7. Injustice Gods Among Us #1-11 (DC Comics)
This one is a surprise. It starts with Joker murdering Lois Lane along with a lot of Metropolis and Superman retaliating by killing the Joker. It's dark, based on the ugly-as-hell designs of the Injustice video game and seems like the kind of thing that, tonally, would not be up my alley. But Tom Taylor's moment-to-moment writing, especially on one of my favorite characters, Green Arrow, gets the DC Universe in a way that not even a single New 52 creator has, and this Elseworlds tale of what happens when Superman and Batman are pushed to far reminds me of everything I liked about Kingdom Come. I wish the art was stronger and more consistent and not married to some really awful designs, but I can forgive a lot, especially when you've got the weirdly perfect and unexpected relationship of Green Arrow and Harley Quinn. Check out the annual, where Harley Quinn and Lobo go head-to-head (in another unexpectedly perfect pairing), to get a sense of the series at its best.
8. Alex + Ada #1-2 (Image Comics)
Another new series that could peter out before it earns it's top 10 spot, but the first two issues, featuring art by Jonathan Luna and co-writing from Sara Vaughn, are really intriguing stuff. A future with telepathic instant messaging and companion robots and a young man who finds himself dealing with both bits of technology leads to a strong, character-driven story with plenty of neat things to say about what it means to be human in a world where technology is blurring the lines.
9. Superior Spider-Man #1-24 (Marvel Comics)
I know a few of my friends might disown me after seeing this on my top 10, but despite the godawful premise (Doctor Octopus takes over Peter Parker's body), the frustrating defensive arrogance that Dan Slott keeps showing online (although after you get a few death threats, I think you can forgive being a bit prickly about fan reaction) and the constantly-changing art team, there's more here I like than don't. A new relationship between Spidey and Jonah, a reinvented Peter Parker (and Spider-Man), a guest turn by Spider-Man 2099, a gang of Goblins both Green and Hob... every issue there's something that makes me groan, but there's also something that I think is interesting or cool.
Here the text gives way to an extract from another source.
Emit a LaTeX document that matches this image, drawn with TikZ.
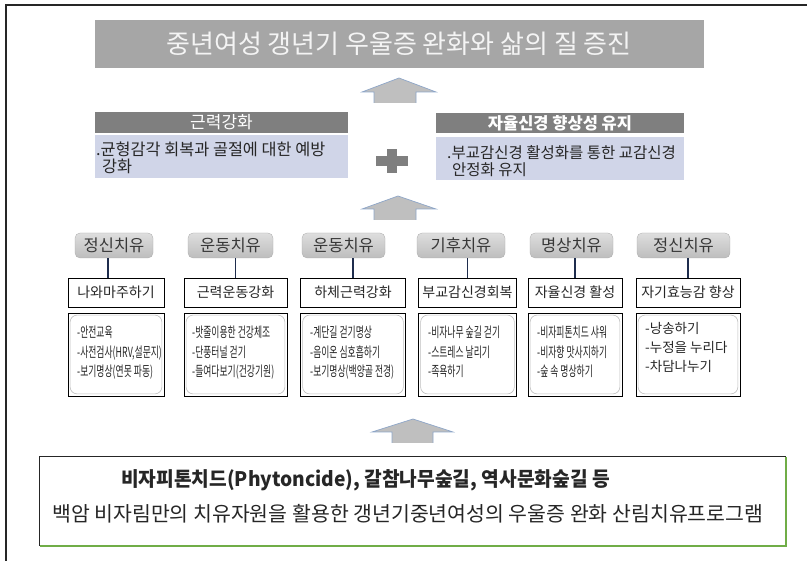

Like pretty much everyone else, I'm marking time until we get the real Spider-Man back, but honestly, I'm kind of enjoying this as a temporary diversion.
10. East of West #1-7 (Image Comics)
This one almost doesn't make the list because I'm starting to feel the same spinning out of plot that has happened with all of Jonathan Hickman's work for me, but... the premise and world is so interesting, the art is so good that even if I wind up losing track before the end, I'm always going to love the promise that this post-apocalyptic western about the Four Horsemen had at the start.
Also in contention: Image's Burn The Orphanage #1-2 is a fun take on videogame tropes, Trillium #1-5 is a strange experiment in sci-fi comics from Jeff Lemire and Vertigo, Rat Queens #1-3 is a fun D&D-esque fantasy tale from Kurtis Wiebe and Roc Upchurch, and Itty Bitty Hellboy #1-3 is the Hellboy universe from Tiny Titans and Aw Yeah! creators Franco and Art Baltazar. All just narrowly missed the top 10.